Dead simple – from Poznan’s Old Town just walk south for about 20-minutes and you’ll find yourself there. Getting in is a different matter – fenced off from the public after it became something of a homeless village, you need to skirt around the perimeter until you find a hole to sneak through.
I’ve no idea about legal issues and so forth, but the fact that it has a fence in the first place suggests – to me at least – that you’re not meant to enter. I did, because I, and I maintain to this day, I did not understand what any of the big, red signs were trying to say.
Moreover, if you choose to follow my lead, do remember that you’re entering an abandoned facility: things like holes in the ground, broken glass, needles, nails and other hazardous obstacles abound. Dress sensibly and keep your eyes peeled – most importantly, do not hold me responsible if you find yourself falling over the side of the stand and breaking your brain into a jillion little pieces.
Opened in the 1920s by the President of Poland (who had to be evacuated mid-ceremony after bits of scaffolding started raining down), it later became the site of a wartime Jewish labour camp – apparently there’s a memorial commemorating those who died, but I’ve yet to chance upon it while poking around.
Back to football, and though the stadium is best known for its associations with Warta Poznan, their cross-city rivals, Lech, also used it in times of need. Apocryphal it might be, but Lech’s attendance of 60,000 against Zawisza Bydgoszcz in 1972 remains – to this day – reputedly the highest second tier crowd ever recorded in Europe.
Whether that’s fact or fiction I haven’t a clue, but what is better documented are the ten internationals this ground hosted between 1931 and 1980. The 70s in particular were a good time to visit, with games including two fixtures against the Republic of Ireland (0-0 and 0-2 respectively) and a 7-0 whipping of the USA (with legends like Deyna and Lato on the scoresheet).
Held here in 1980, the final international saw Poland edge Scotland 1-0 with a Boniek goal enough to put Gordon Strachan and Kenny Dalglish to the sword (incidentally, Irish players to turn out included Liam Brady and Joe Kinnear).

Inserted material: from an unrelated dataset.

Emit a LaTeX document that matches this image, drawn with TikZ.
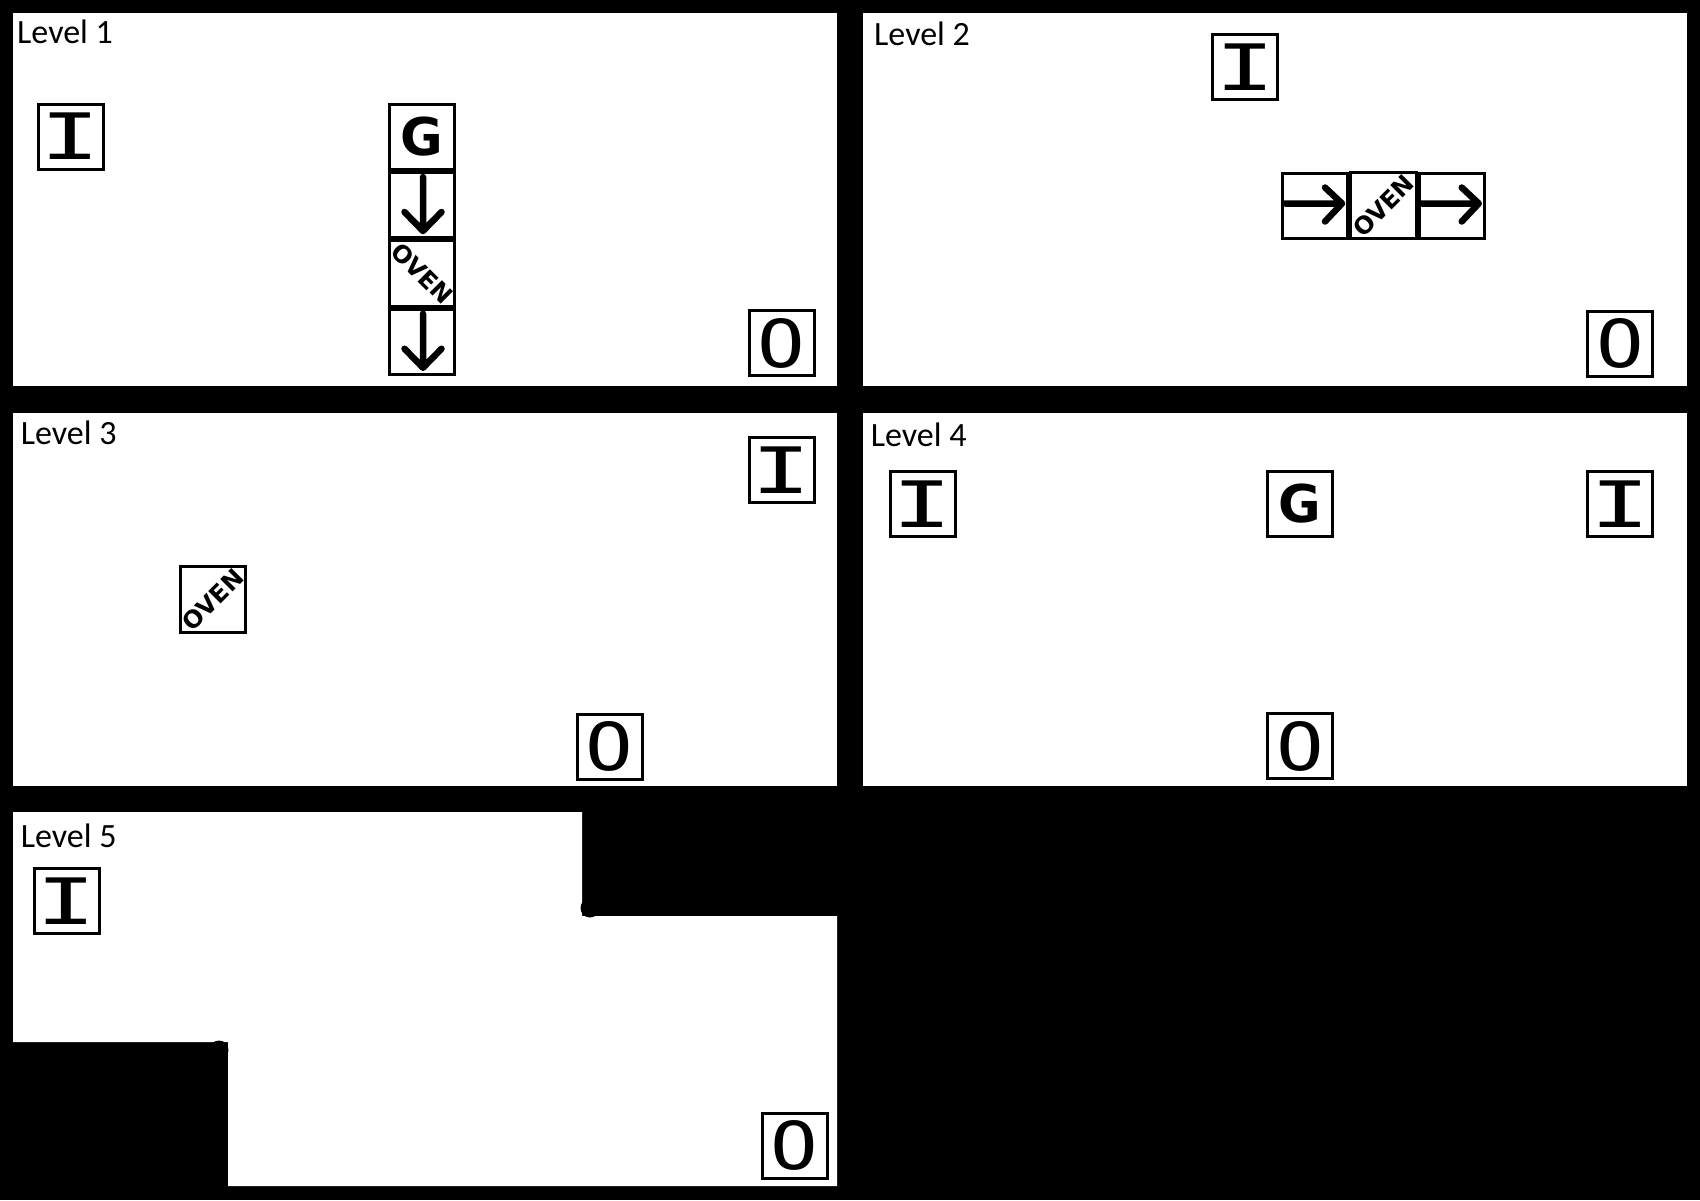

And it wasn’t just football that this arena was used for – Boney M performed here, and so too did numerous celebrity preachers during the 1980s. But there the good times ended. The collapse of Communism saw Warta Poznan plunged into financial chaos, and around 20-years ago their fiscal crisis came to a head when the club sold the ground to a housing developer. Plans for a residential estate fell through due to legal complexities though, and the stadium has remained empty ever since.

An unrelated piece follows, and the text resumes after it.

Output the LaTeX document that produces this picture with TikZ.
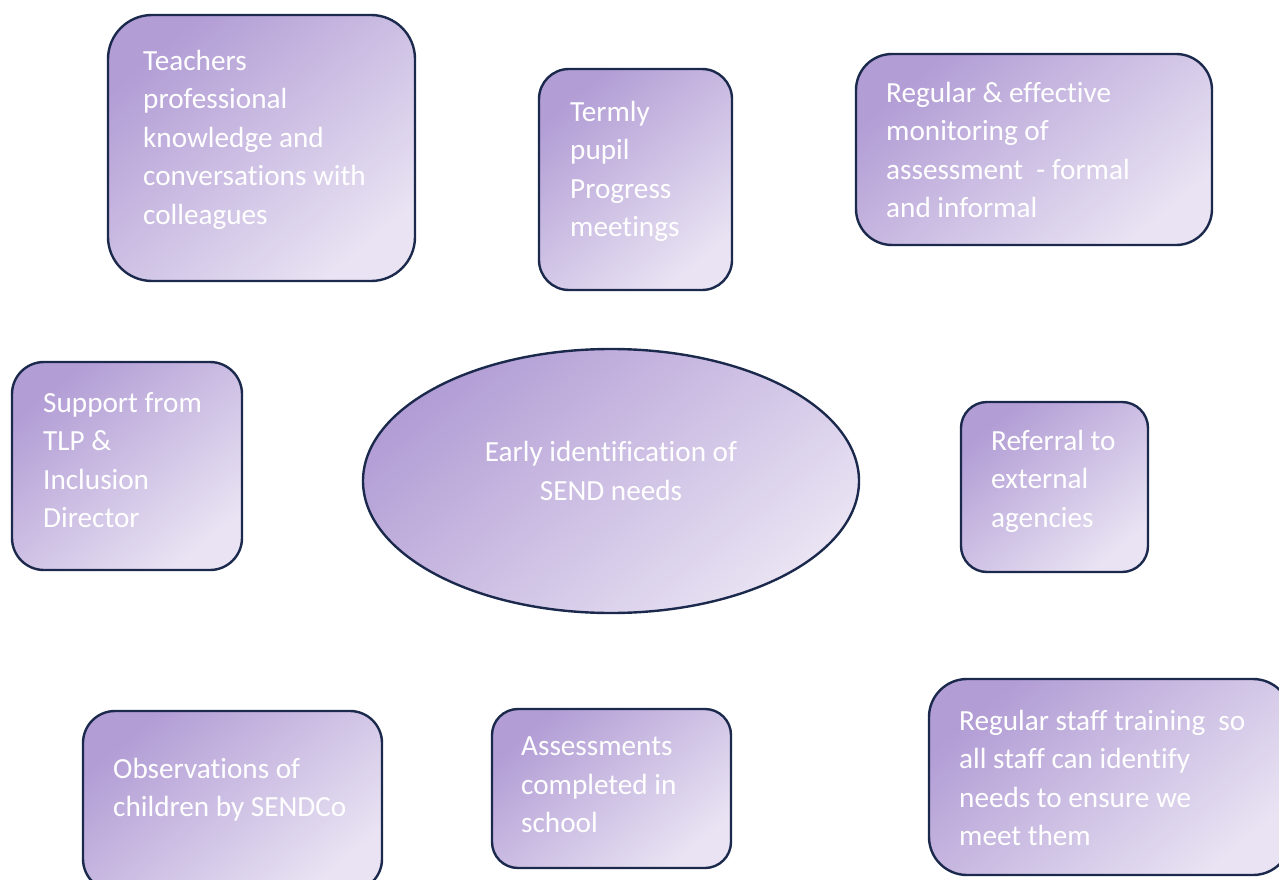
\documentclass[tikz,border=0pt]{standalone}
\usepackage{fontspec}
\setmainfont{Carlito}[Ligatures=NoCommon]
\usetikzlibrary{positioning,shapes.geometric}
\definecolor{lilacdark}{RGB}{178,157,213}
\definecolor{lilaclight}{RGB}{233,227,243}
\definecolor{edgenavy}{RGB}{27,41,76}

\tikzset{
  bubble/.style={draw=edgenavy, line width=2.4pt, inner sep=0pt,
    top color=lilacdark, bottom color=lilaclight, shading angle=40},
  blurb/.style={text=white, font=\fontsize{29.2}{38.5}\selectfont,
    align=left, anchor=north west, inner sep=0pt},
}

\begin{document}
\begin{tikzpicture}[x=1pt,y=-1pt]
  \useasboundingbox (0,0) rectangle (1279,880);
  % boxes round the centre
  \node[bubble, rectangle, rounded corners=44pt, minimum width=307pt, minimum height=266pt] (teachers) at (261.5,148) {};
  \node[bubble, rectangle, rounded corners=30pt, minimum width=193pt, minimum height=221pt] (termly) at (635.5,179.5) {};
  \node[bubble, rectangle, rounded corners=36pt, minimum width=356pt, minimum height=191pt] (monitor) at (1034,149.5) {};
  \node[bubble, rectangle, rounded corners=32pt, minimum width=230pt, minimum height=208pt] (support) at (127,466) {};
  \node[bubble, ellipse, minimum width=496pt, minimum height=264pt] (core) at (611,481) {};
  \node[bubble, rectangle, rounded corners=26pt, minimum width=187pt, minimum height=170pt] (referral) at (1054.5,487) {};
  \node[bubble, rectangle, rounded corners=32pt, minimum width=299pt, minimum height=180pt] (observe) at (232.5,801) {};
  \node[bubble, rectangle, rounded corners=26pt, minimum width=239pt, minimum height=159pt] (assess) at (611.5,788.5) {};
  \node[bubble, rectangle, rounded corners=38pt, minimum width=362pt, minimum height=196pt] (training) at (1110,777) {};

  % texts
  \node[blurb] (teachers-txt) at (143,50) {Teachers\\professional\\knowledge and\\conversations with\\colleagues};
  \node[blurb] (termly-txt) at (570,101) {Termly\\pupil\\Progress\\meetings};
  \node[blurb] (monitor-txt) at (886,82) {Regular \& effective\\monitoring of\\assessment~~- formal\\and informal};
  \node[blurb] (support-txt) at (43,392) {Support from\\TLP \&\\Inclusion\\Director};
  \node[blurb, align=center, anchor=center] (core-txt) at (611,471) {Early identification of\\SEND needs};
  \node[blurb] (referral-txt) at (991,430) {Referral to\\external\\agencies};
  \node[blurb] (observe-txt) at (113,758) {Observations of\\children by SENDCo};
  \node[blurb] (assess-txt) at (521,737) {Assessments\\completed in\\school};
  \node[blurb] (training-txt) at (959,710) {Regular staff training~~so\\all staff can identify\\needs to ensure we\\meet them};
\end{tikzpicture}
\end{document}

Abandoned for two decades, today the ground is a lost world of memories and ripe for urban exploration. Outside, ticket booths and exit points still stand though the richest rewards lie within. Past the kind of sinister, psychedelic graffiti you’d associate with the Manson Family, visitors find themselves crunching over a carpet of smashed bottles to reach a playing field now layered with unruly bushes and waist-high reeds. Amazingly, both goals peer from out of this.

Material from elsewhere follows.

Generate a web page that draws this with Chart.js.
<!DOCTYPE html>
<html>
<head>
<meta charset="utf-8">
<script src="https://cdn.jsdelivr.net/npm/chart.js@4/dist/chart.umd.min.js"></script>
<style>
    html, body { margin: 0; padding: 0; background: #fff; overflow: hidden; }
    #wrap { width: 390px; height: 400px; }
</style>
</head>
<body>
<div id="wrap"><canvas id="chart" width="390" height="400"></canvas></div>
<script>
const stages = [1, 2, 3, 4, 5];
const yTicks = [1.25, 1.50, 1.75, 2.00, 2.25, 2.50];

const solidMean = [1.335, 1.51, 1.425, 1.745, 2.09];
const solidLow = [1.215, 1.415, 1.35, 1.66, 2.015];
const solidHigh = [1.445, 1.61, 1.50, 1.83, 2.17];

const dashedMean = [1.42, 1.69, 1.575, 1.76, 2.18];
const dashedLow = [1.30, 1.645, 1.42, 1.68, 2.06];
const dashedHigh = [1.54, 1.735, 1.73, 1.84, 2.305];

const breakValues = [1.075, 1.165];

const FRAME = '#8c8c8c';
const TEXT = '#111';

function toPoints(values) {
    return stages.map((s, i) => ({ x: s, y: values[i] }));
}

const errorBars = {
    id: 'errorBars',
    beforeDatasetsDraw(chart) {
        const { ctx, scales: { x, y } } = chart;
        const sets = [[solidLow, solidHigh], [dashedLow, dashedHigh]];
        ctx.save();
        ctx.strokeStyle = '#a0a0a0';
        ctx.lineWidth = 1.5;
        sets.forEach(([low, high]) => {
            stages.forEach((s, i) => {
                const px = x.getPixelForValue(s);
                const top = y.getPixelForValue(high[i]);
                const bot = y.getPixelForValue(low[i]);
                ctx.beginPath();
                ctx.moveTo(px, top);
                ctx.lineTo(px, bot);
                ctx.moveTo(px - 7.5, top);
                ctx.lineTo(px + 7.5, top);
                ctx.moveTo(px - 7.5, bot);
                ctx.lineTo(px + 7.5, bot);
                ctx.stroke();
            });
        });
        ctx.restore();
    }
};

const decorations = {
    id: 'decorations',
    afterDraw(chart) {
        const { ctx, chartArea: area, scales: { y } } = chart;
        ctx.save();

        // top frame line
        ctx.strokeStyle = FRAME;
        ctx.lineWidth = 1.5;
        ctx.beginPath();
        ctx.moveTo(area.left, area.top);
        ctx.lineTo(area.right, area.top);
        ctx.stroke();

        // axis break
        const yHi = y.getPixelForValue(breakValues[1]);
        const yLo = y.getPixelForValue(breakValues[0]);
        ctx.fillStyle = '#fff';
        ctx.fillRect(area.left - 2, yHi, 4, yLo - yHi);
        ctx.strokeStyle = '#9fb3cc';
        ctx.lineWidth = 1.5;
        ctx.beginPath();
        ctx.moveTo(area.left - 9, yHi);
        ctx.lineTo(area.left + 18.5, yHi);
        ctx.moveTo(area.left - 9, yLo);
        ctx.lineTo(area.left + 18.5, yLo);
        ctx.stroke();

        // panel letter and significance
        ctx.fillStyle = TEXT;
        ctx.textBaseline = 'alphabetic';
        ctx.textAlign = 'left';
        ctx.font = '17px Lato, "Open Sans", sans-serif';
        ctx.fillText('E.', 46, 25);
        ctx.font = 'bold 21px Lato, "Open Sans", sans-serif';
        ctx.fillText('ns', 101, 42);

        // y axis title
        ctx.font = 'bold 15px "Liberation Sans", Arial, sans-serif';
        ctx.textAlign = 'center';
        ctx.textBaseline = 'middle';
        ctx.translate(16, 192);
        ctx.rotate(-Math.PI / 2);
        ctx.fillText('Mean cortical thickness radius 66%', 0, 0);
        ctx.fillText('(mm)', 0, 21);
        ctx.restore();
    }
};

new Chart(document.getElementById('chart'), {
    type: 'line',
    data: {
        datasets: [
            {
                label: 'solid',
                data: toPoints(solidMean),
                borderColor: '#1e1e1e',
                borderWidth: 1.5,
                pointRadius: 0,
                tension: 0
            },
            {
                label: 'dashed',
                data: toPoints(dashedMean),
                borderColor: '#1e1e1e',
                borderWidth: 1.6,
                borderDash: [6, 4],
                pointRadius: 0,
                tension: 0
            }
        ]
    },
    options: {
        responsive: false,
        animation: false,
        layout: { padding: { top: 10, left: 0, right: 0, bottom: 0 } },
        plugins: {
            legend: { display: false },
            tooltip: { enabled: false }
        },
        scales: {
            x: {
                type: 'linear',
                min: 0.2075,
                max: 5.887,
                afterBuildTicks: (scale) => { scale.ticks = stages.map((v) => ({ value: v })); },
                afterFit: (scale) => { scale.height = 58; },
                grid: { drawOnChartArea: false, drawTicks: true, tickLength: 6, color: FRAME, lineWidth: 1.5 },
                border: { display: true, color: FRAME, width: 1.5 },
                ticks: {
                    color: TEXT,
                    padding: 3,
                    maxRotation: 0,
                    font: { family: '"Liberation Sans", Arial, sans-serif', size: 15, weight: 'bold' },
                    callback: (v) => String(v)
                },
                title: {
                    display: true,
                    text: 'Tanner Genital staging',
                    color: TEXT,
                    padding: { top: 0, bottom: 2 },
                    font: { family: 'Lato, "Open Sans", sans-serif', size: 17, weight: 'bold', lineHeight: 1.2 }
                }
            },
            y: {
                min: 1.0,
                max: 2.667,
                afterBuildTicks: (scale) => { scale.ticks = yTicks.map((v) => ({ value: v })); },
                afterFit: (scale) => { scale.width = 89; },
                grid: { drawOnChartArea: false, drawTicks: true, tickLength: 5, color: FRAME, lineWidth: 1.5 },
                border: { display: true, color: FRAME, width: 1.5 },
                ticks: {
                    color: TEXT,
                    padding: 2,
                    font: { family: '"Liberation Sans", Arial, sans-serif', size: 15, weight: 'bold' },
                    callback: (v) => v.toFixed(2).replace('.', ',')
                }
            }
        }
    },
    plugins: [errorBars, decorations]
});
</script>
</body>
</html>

Walking around, it’s a surreal and slightly eerie trip into the past – walking up shattered stairwells, clambering over terraces and peering through blackened ticket hatches. Though a melancholic sight to behold, I love that a place like this can be found in the heart of the city. What the future holds is unclear (apparently the city do again own the plot), but for the time being it’s a remarkable phantom whose atmosphere breathes heavy.